10 maggio 2016 11:36

Vi sentite fortunati? Secondo gli psicologi, probabilmente no. E probabilmente pensate di essere arrivati dove siete oggi grazie al vostro impegno e alla vostra forza di volontà. Tutti noi sottovalutiamo il ruolo della fortuna nella nostra vita, e più siamo ricchi meno peso le diamo, come dimostrano varie ricerche. Inoltre, sembra che i più ricchi siano anche più meschini: secondo un brillante studio chi guida automobili di lusso probabilmente taglia la strada agli altri più spesso di chi guida vetture più economiche.

Dunque c’è poco da meravigliarsi se persone del genere non vogliono pagare le tasse e si oppongono alla spesa pubblica: che bisogno c’è di aiutare gli altri se loro non ne hanno bisogno? Il paradossale risultato di questa mentalità è che votano proprio contro quelle politiche che gli hanno permesso di diventare ricchi.
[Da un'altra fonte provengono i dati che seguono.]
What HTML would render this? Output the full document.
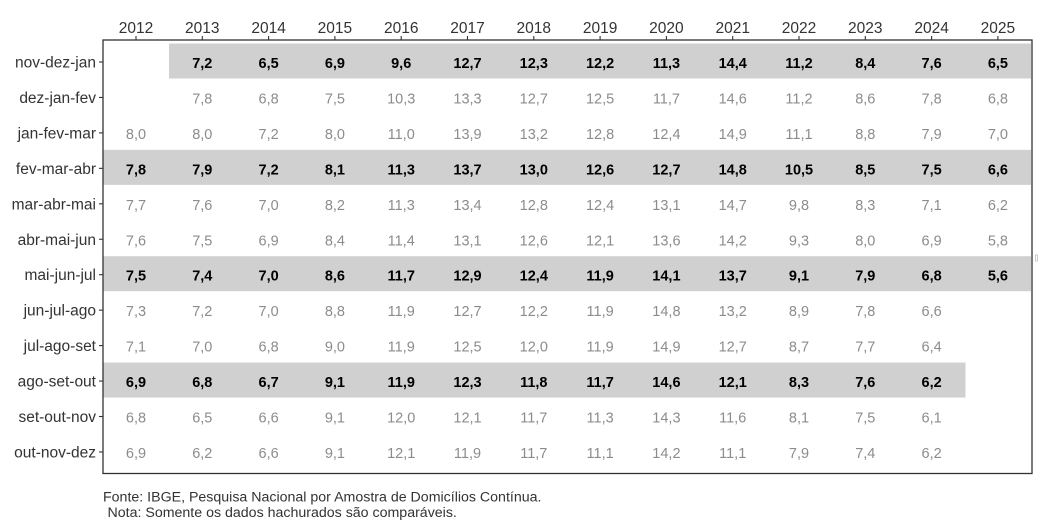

In un saggio pubblicato di recente sull’Atlantic, Robert Frank, un economista che studia l’atteggiamento delle persone nei confronti del caso, cita E. B. White: “La fortuna non è una cosa che puoi nominare davanti agli uomini che si sono fatti da soli”.

Sembra che ricordare alle persone quanto sono fortunate le renda più gentili e generose

Tuttavia, considerarlo solo come un problema dei ricchi significa assolvere troppo facilmente il resto di noi. Chiunque viva in un paese altamente sviluppato è già fortunato in partenza, per esempio perché non è nato durante una pestilenza, o nell’attuale Repubblica Centrafricana (dove l’aspettativa di vita è intorno ai 50 anni). Basta riflettere su questo e si capisce perché i buddisti parlano dell’incomparabile fortuna di essere nati umani. Potremmo essere polli di batteria, o insetti che vivono solo un giorno.

Non ci rifiutiamo di prendere atto di questa verità solo perché siamo idioti egocentrici. Come spiega Frank, dipende anche dalla cosiddetta “euristica della disponibilità”, la tendenza che tutti abbiamo ad attribuire più importanza alle cose che ci tornano più facilmente alla mente. Non è difficile ricordare le innumerevoli volte in cui ci siamo impegnati per ottenere un risultato: studiando per un esame, preparandoci per un colloquio di lavoro, passando interminabili ore su un mezzo di trasporto da casa all’ufficio e viceversa.

Mentre è molto più difficile renderci conto di quanto siamo privilegiati, e meno che mai delle “precondizioni negative” del nostro successo, come non essere nati in una zona di guerra o prima che esistessero gli antibiotici, e così via. Non ne siamo quasi mai consapevoli, ma ognuno di noi è la prova concreta di tutte le cose che avrebbero potuto fermarci, ma non lo hanno fatto.

Un barlume di speranza

I filosofi (e a volte anche le persone normali) spesso si chiedono se la nostra fortuna sia sempre la conseguenza della sfortuna di qualcun altro. Come molti altri, io sono qui grazie a Hitler, senza il quale mia nonna non avrebbe mai lasciato la Germania e non avrebbe incontrato mio nonno. Ma se sono contento di essere al mondo – e lo sono – ho veramente il diritto di condannare l’olocausto?

“Sappiamo che sarebbe stato meglio che certi orrori non fossero stati commessi e, di conseguenza, che noi non fossimo nati”, scrive il filosofo Todd May – perciò “le radici della nostra vita affondano in tragedie irreparabili”. Se questo pensiero vi deprime, un barlume di speranza c’è comunque: sembra che ricordare alle persone quanto sono fortunate le renda più gentili e generose. Il trucco, quindi, è non dimenticarci della nostra fortuna. Vi auguro di riuscirci.